The former Minnesota Timberwolves guard averaged 10.1 points and 3.3 assists per game after the Wolves traded him to the Washington Wizards last year.
Gomes is another former Minnesota player that the Clippers hope will help them in the new season. With averages of 10.9 points and 4.6 rebounds over 76 games last year, he should be able to spread the ball on offense and be a bother to opposing players with his length and athleticism on defense.
Considering the growing pains the team’s eighth overall pick, Al-Farouq Aminu will likely experience in his rookie year, Gomes’ contributions will be key.
While Eric Gordon will no doubt bring his improved his shooting from Team USA to the Clippers, the team felt like they needed one more shooting weapon for the coming season. They got that in the form of ex-Los Angeles Laker, Cook. Besides bringing some nice size to the roster, Cook’s knack for hitting clutch 3-point shots will be important to the offense when it comes to spacing the lanes and keeping opposing defenses honest. Already in the preseason Cook has put up solid averages of 9 points per game, a figure that will likely improve when the team kicks off its regular season campaign.

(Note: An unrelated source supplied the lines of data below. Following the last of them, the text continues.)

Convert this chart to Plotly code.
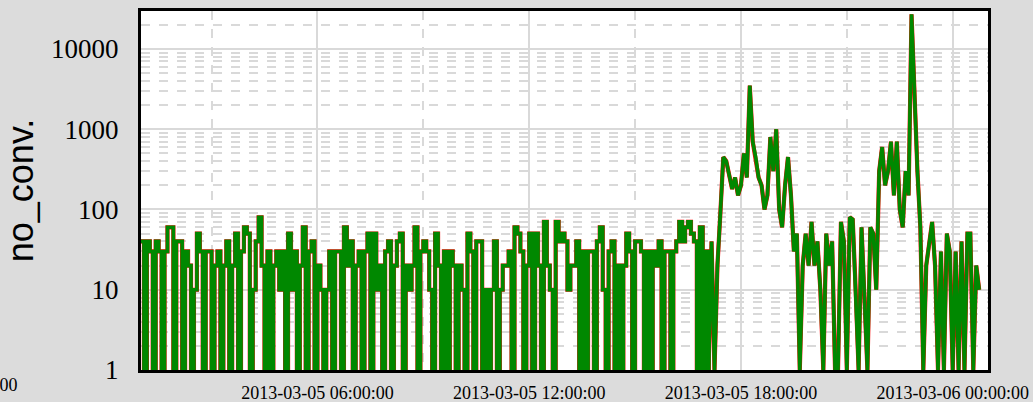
import pandas as pd
import plotly.graph_objects as go

# values (5-minute samples starting 2013-03-05 01:00)
seg1 = [40, 1, 40, 30, 1, 40, 30, 1, 30, 60, 60, 1, 40, 40, 1, 30, 20, 1, 10, 50,
        30, 1, 30, 30, 1, 20, 30, 1, 20, 40, 1, 20, 50, 1, 30, 60, 50, 1, 10, 40,
        80, 20, 1, 30, 1, 20, 30, 10, 30]
seg2 = [1, 50, 10, 30, 1, 20, 60, 1, 30, 40, 1, 20, 10, 1, 10, 30, 1, 30, 30, 1,
        60, 20, 40, 1, 20, 30, 1, 30, 50, 1, 50, 10, 20, 1, 30, 40, 1, 20, 40, 50,
        1, 20, 10, 20, 60, 1, 30, 40]
seg3 = [30, 10, 1, 50, 20, 1, 30, 1, 30, 20, 1, 20, 10, 1, 50, 30, 1, 40, 40, 1,
        10, 1, 10, 40, 1, 10, 20, 20, 30, 1, 60, 50, 30, 1, 20, 50, 1, 50, 20, 1,
        70, 20, 10, 1, 70, 40, 50, 40]
seg4 = [10, 20, 20, 40, 1, 30, 1, 30, 30, 1, 40, 60, 10, 1, 30, 40, 1, 20, 1, 20,
        50, 30, 1, 40, 40, 30, 1, 30, 1, 30, 20, 40, 1, 30, 30, 1, 30, 40, 70, 40,
        60, 70, 50, 40, 1, 60, 1, 30]
seg5 = [1, 40, 1, 20, 90, 450, 400, 250, 180, 250, 150, 200, 500, 250, 3500, 700,
        450, 250, 200, 100, 150, 800, 300, 1000, 100, 60, 200, 450, 150, 30, 50, 1,
        20, 50, 20, 70, 20, 40, 10, 1, 50, 20, 40, 1, 1, 70, 40]
seg6 = [1, 80, 75, 10, 1, 60, 10, 1, 60, 50, 10, 300, 600, 200, 300, 700, 150, 700,
        100, 60, 300, 150, 27000, 2000, 300, 60, 1, 20, 40, 70, 20, 1, 30, 1, 50, 30,
        1, 30, 1, 40, 1, 50, 50, 1, 20, 10]

quiet = seg1 + seg2 + seg3 + seg4          # blocky, step-like part
active = seg5 + seg6                       # smoother burst part
values = quiet + active
times = pd.date_range("2013-03-05 01:00:00", periods=len(values), freq="5min")
n_quiet = len(quiet)

x_range = ["2013-03-05 01:00:00", "2013-03-06 01:00:00"]
x_tickvals = ["2013-03-05 06:00:00", "2013-03-05 12:00:00",
              "2013-03-05 18:00:00", "2013-03-06 00:00:00"]
y_tickvals = [1, 10, 100, 1000, 10000]
y_ticktext = ["1", "10", "100", "1000", "10000"]
y_minor = [d * 10 ** e for e in range(0, 5) for d in range(2, 10)]

fig = go.Figure()
for color, width in (("#ff0000", 4.2), ("#008800", 3.6)):
    fig.add_trace(go.Scatter(x=times[:n_quiet + 1], y=values[:n_quiet + 1],
                             mode="lines", line_shape="hv",
                             line=dict(color=color, width=width)))
    fig.add_trace(go.Scatter(x=times[n_quiet:], y=values[n_quiet:],
                             mode="lines", line_shape="linear",
                             line=dict(color=color, width=width)))

grid = "#d9d9d9"
fig.update_layout(
    width=1033, height=402,
    margin=dict(l=141, r=45, t=11, b=32),
    paper_bgcolor="#dcdcdc", plot_bgcolor="white",
    showlegend=False,
    font=dict(family="Liberation Serif", color="black"),
    xaxis=dict(type="date", range=x_range, tickvals=x_tickvals, automargin=False,
               tickformat="%Y-%m-%d %H:%M:%S",
               tickfont=dict(family="Liberation Serif", size=18),
               ticks="outside", ticklen=4, tickcolor="rgba(0,0,0,0)",
               showgrid=True, gridcolor=grid, gridwidth=2,
               minor=dict(dtick=3 * 3600 * 1000, tick0="2013-03-05 00:00:00",
                          showgrid=True, gridcolor=grid, gridwidth=2, griddash="dash"),
               showline=True, linecolor="black", linewidth=3, mirror=True,
               zeroline=False),
    yaxis=dict(type="log", range=[0, 4.473], tickvals=y_tickvals, ticktext=y_ticktext,
               automargin=False,
               tickfont=dict(family="Liberation Serif", size=27),
               ticks="outside", ticklen=14, tickcolor="rgba(0,0,0,0)",
               showgrid=True, gridcolor=grid, gridwidth=2,
               minor=dict(tickvals=y_minor, showgrid=True, gridcolor=grid,
                          gridwidth=2, griddash="dash"),
               showline=True, linecolor="black", linewidth=3, mirror=True,
               title=dict(text="no_conv.", font=dict(family="Liberation Sans", size=36),
                          standoff=8),
               zeroline=False),
)
fig.add_annotation(text="2013-03-05 00:00:00", xref="paper", yref="paper",
                   x=(20 - 141) / 847, y=0, xanchor="right", yanchor="top",
                   yshift=-3, showarrow=False,
                   font=dict(family="Liberation Serif", size=18, color="black"))

fig.write_html("out.html", config={"displayModeBar": False},
               post_script="document.body.style.margin='0';"
                           "document.body.style.overflow='hidden';")
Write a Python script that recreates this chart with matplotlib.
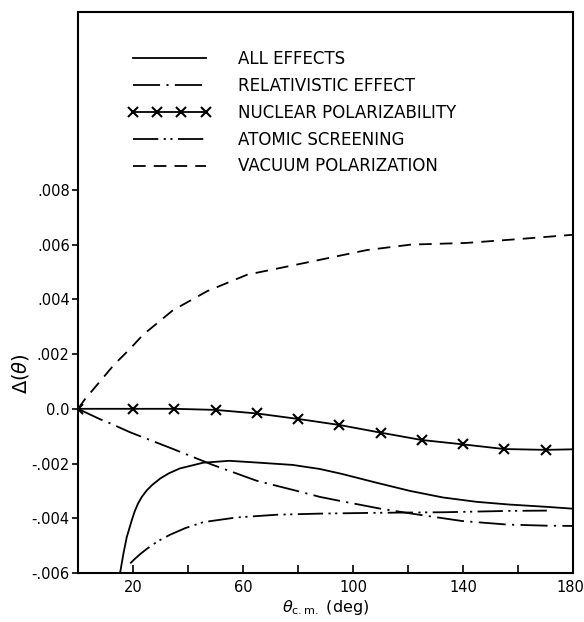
import matplotlib
matplotlib.use("Agg")
import matplotlib.pyplot as plt
import matplotlib.transforms as mtransforms
import numpy as np

# ---- data, y in units of 1e-3 ----
all_x = [15.3, 16.5, 17.7, 19.5, 20.6, 21.8, 23.2, 25, 27, 30, 33, 37, 45.5, 55, 66, 78,
         88, 96, 108.5, 120.7, 132.7, 145, 157, 170, 180]
all_y = [-6.0, -5.3, -4.7, -4.09, -3.75, -3.47, -3.22, -2.98, -2.78, -2.54, -2.36, -2.18,
         -1.97, -1.9, -1.97, -2.05, -2.2, -2.38, -2.7, -3.0, -3.24, -3.4, -3.5, -3.58,
         -3.65]

rel_x = [0, 8, 11, 19, 34.6, 49, 65, 79.6, 88, 96, 110, 122, 139.6, 156, 170, 180]
rel_y = [0, -0.38, -0.5, -0.86, -1.47, -2.05, -2.63, -3.0, -3.22, -3.38, -3.65, -3.84,
         -4.1, -4.23, -4.27, -4.28]

nuc_x = [0, 20, 35, 50, 65, 80, 95, 110, 125, 140, 155, 170, 180]
nuc_y = [0, 0, 0, -0.04, -0.17, -0.37, -0.59, -0.87, -1.14, -1.3, -1.47, -1.5, -1.48]

atom_x = [19, 20.5, 22.5, 25, 29, 33.5, 39, 45.6, 57.7, 72.4, 88, 108.7, 133, 157, 170.5]
atom_y = [-5.65, -5.5, -5.32, -5.12, -4.84, -4.6, -4.36, -4.14, -3.97, -3.87, -3.83,
          -3.8, -3.78, -3.73, -3.72]

vac_x = [0, 2.6, 8, 13, 19, 23.6, 34.5, 47, 61.5, 81, 105, 121, 141, 160, 180]
vac_y = [0, 0.36, 1.0, 1.6, 2.2, 2.7, 3.6, 4.3, 4.9, 5.3, 5.8, 6.0, 6.06, 6.2, 6.36]

labels = ["ALL EFFECTS", "RELATIVISTIC EFFECT", "NUCLEAR POLARIZABILITY",
          "ATOMIC SCREENING", "VACUUM POLARIZATION"]

xticks = [20, 40, 60, 80, 100, 120, 140, 160, 180]
xtick_labels = ["20", "", "60", "", "100", "", "140", "", "180"]
yticks = [-0.006, -0.004, -0.002, 0.0, 0.002, 0.004, 0.006, 0.008]
ytick_labels = ["-.006", "-.004", "-.002", "0.0", ".002", ".004", ".006", ".008"]

scale = 1e-3

fig = plt.figure(figsize=(5.84, 6.22), dpi=100)
ax = fig.add_axes([78/584, 1-573/622, 495/584, 561/622])

lw = 1.3
ax.plot(all_x, np.array(all_y)*scale, color="black", lw=lw, label=labels[0])
ax.plot(rel_x, np.array(rel_y)*scale, color="black", lw=lw,
        linestyle=(0, (15, 3.5, 1.2, 3.5)), label=labels[1])
ax.plot(nuc_x, np.array(nuc_y)*scale, color="black", lw=lw, marker="x",
        markersize=7, markeredgewidth=1.5, markevery=list(range(12)), label=labels[2])
ax.plot(atom_x, np.array(atom_y)*scale, color="black", lw=lw,
        linestyle=(0, (14, 3, 1.2, 2.5, 1.2, 3)), label=labels[3])
ax.plot(vac_x, np.array(vac_y)*scale, color="black", lw=lw,
        linestyle=(0, (7, 4.5)), label=labels[4])

ax.set_xlim(0, 180)
ax.set_ylim(-0.006, 0.0145)
ax.set_xticks(xticks)
ax.set_xticklabels(xtick_labels)
ax.set_yticks(yticks)
ax.set_yticklabels(ytick_labels)
ax.tick_params(axis="x", direction="in", length=6, width=1.2, labelsize=10.5, pad=5)
ax.tick_params(axis="y", direction="out", length=4, width=1.2, labelsize=10.5, pad=2)
for s in ax.spines.values():
    s.set_linewidth(1.5)

# keep the "180" label inside the figure
last = ax.get_xticklabels()[-1]
last.set_transform(last.get_transform() +
                   mtransforms.ScaledTranslation(-3/100, 0, fig.dpi_scale_trans))

ax.set_xlabel(r"$\theta_{\mathrm{c.m.}}$ (deg)", fontsize=11.5, labelpad=2)
ax.set_ylabel(r"$\Delta(\theta)$", fontsize=14)
ax.yaxis.set_label_coords(-0.095, 0.355)

leg = ax.legend(loc="upper left", bbox_to_anchor=(0.1, 0.932), frameon=False,
                fontsize=12, handlelength=5.0, handletextpad=1.6, labelspacing=0.53,
                borderaxespad=0, borderpad=0, numpoints=4)

fig.savefig("out.png", dpi=100)
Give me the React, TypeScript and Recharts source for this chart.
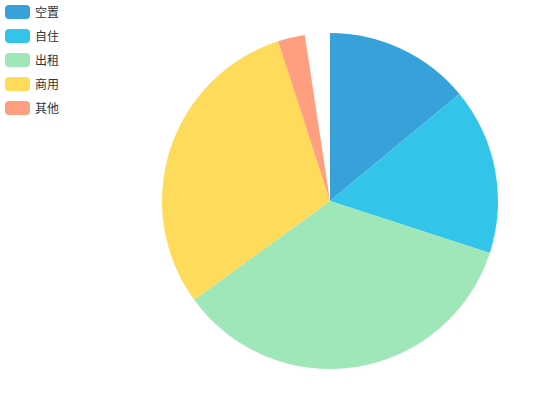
import React from "react";
import { PieChart, Pie, Cell, Legend } from "recharts";

const categories = ["空置", "自住", "出租", "商用", "其他"];
const values = [14, 16, 35, 30, 2.6];
const gapValue = 2.4;
const colors = ["#37A2DA", "#32C5E9", "#9FE6B8", "#FFDB5C", "#FF9F7F"];

const data = [
  ...categories.map((name, i) => ({ name, value: values[i], fill: colors[i] })),
  { name: "", value: gapValue, fill: "transparent" },
];

const renderLegend = () => (
  <div style={{ position: "absolute", left: 5, top: 5 }}>
    {categories.map((name, i) => (
      <div
        key={name}
        style={{ display: "flex", alignItems: "center", height: 14, marginBottom: 10 }}
      >
        <div
          style={{
            width: 25,
            height: 14,
            borderRadius: 4,
            background: colors[i],
          }}
        />
        <span
          style={{
            marginLeft: 5,
            fontSize: 12,
            color: "#333",
            fontFamily: "'Noto Sans CJK SC', sans-serif",
            lineHeight: "14px",
          }}
        >
          {name}
        </span>
      </div>
    ))}
  </div>
);

export default function App() {
  return (
    <div style={{ position: "fixed", left: 0, top: 0, width: 550, height: 420, background: "#fff" }}>
      <PieChart width={550} height={420} margin={{ top: 0, right: 0, bottom: 0, left: 0 }}>
        <Legend
          content={renderLegend}
          wrapperStyle={{ position: "absolute", left: 0, top: 0, width: 100, height: 130 }}
        />
        <Pie
          data={data}
          dataKey="value"
          nameKey="name"
          cx={330}
          cy={201}
          outerRadius={168}
          innerRadius={0}
          startAngle={90}
          endAngle={-270}
          stroke="none"
          isAnimationActive={false}
          legendType="none"
        >
          {data.map((d, i) => (
            <Cell key={i} fill={d.fill} stroke="none" />
          ))}
        </Pie>
      </PieChart>
    </div>
  );
}
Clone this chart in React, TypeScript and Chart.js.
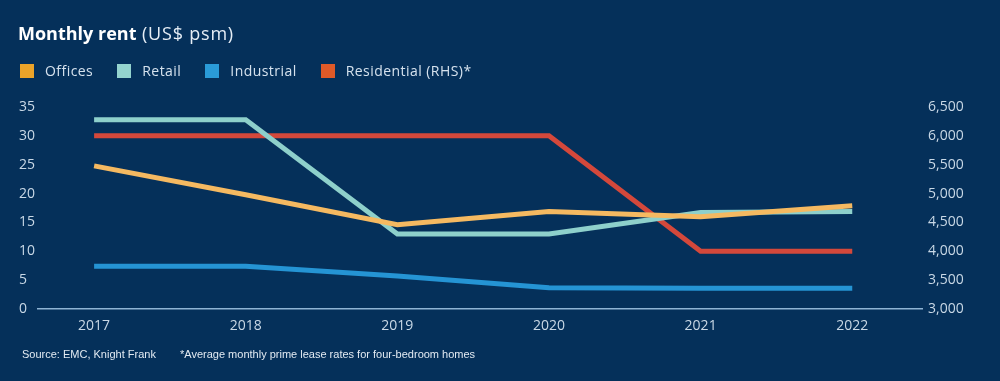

Of course, everything in Clippers universe rotates around the Oklahoma standout who is expected to take this franchise to the next level, Blake Griffin. After sitting out a year with injury, Griffin is back at full strength this season and ready to do some damage. To ensure, just in case, that they either have a suitable replacement for the big man if necessary, or someone to spell him for a few minutes a game, the Clippers brought back Craig Smith. While Smith’s 7 point per game preseason averages likely won’t invoke fear in his opponents’ eyes, they’re more than enough for the role he needs to fill in this group.
General NBA fans may not have heard of the moves the Clippers made this summer, but that’s just the way this team wants it. They’ve been in the news for all the wrong reasons for too many seasons, and by now this group has learned their lesson.